La unidad del nombre
Naturalmente, tal concepción de la persona, representada como una unidad por el nombre, se da principalmente en comunidades cerradas y, fuertemente simbólicas, donde es imposible escapar a la mirada del otro y a su juicio, conforme a las reglas estrictas que fijan los valores por los que uno se juzga y juzga a los demás. En sociedades como la nuestra, cada uno nos desenvolvemos en ámbitos regidos por códigos diversos, con variables conceptos del honor, donde representarnos personas distintas. Lo que no significa que la función interpersonal y grupal que cumple el honor sea sustituible por la dignidad, que, en el mejor de los casos, es un valor indiferenciado, asimilable a los universales derechos humanos y equiparable al respeto que esperamos encontrar en los demás.

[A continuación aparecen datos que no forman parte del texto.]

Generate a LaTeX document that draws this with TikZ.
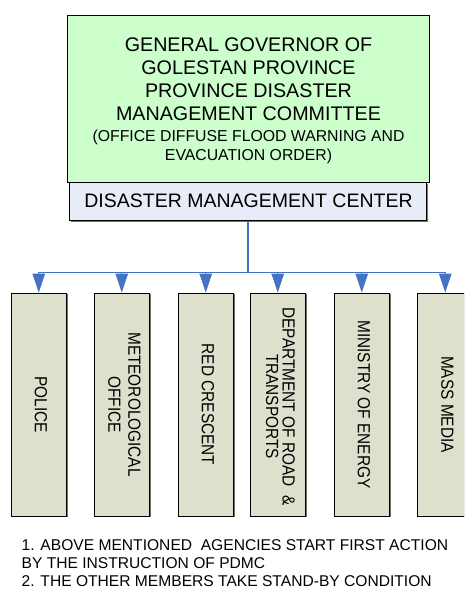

Finalmente, una consideración sobre el honor patrio: el honor es la enseña de la posición que se ocupa en el cuerpo social o, en el caso de una nación, en la comunidad internacional, y es también un valor de cohesión colectiva. Allí donde exista un sentimiento colectivo de nación surgirá también el del honor nacional, ante vejaciones a su territorio, por ejemplo -soporte físico, signo de la entidad nación- o a sus símbolos, todos ellos elementos irracionales, manipulables con los más oscuros fines, pero no sólo necesarios, sino consustanciales con el hecho de asumir compromisos colectivos. Como dice Pitt-Rivers, "la lucha por el honor no es solamente la base sobre la cual los individuos compiten, sino también aquella sobre la cual cooperan". En las comunidades en que el país y el Estado tienen poca significación como catalizadores de valores y lealtades, como la que estudia Peristiany (El concepto de honor en la sociedad mediterránea) e importa sólo la familia y los vecinos, "el nepotismo no se considera una acción antisocial, sino un deber moral". Este parece ser el caso de nuestro esbozo de Estado democrático, cuyos constructores pactaron la supresión de todos los símbolos que ligaban emotivamente a quienes lucharon por él (bajo la sospecha de ser símbolos de la izquierda) y cuyos detractores acaparan los emblemas de la nación como si fueran únicamente capaces de representar a un Estado autoritario. Cuestiones escurridizas, pero hoy vitales, que la razón no puede desdeñar.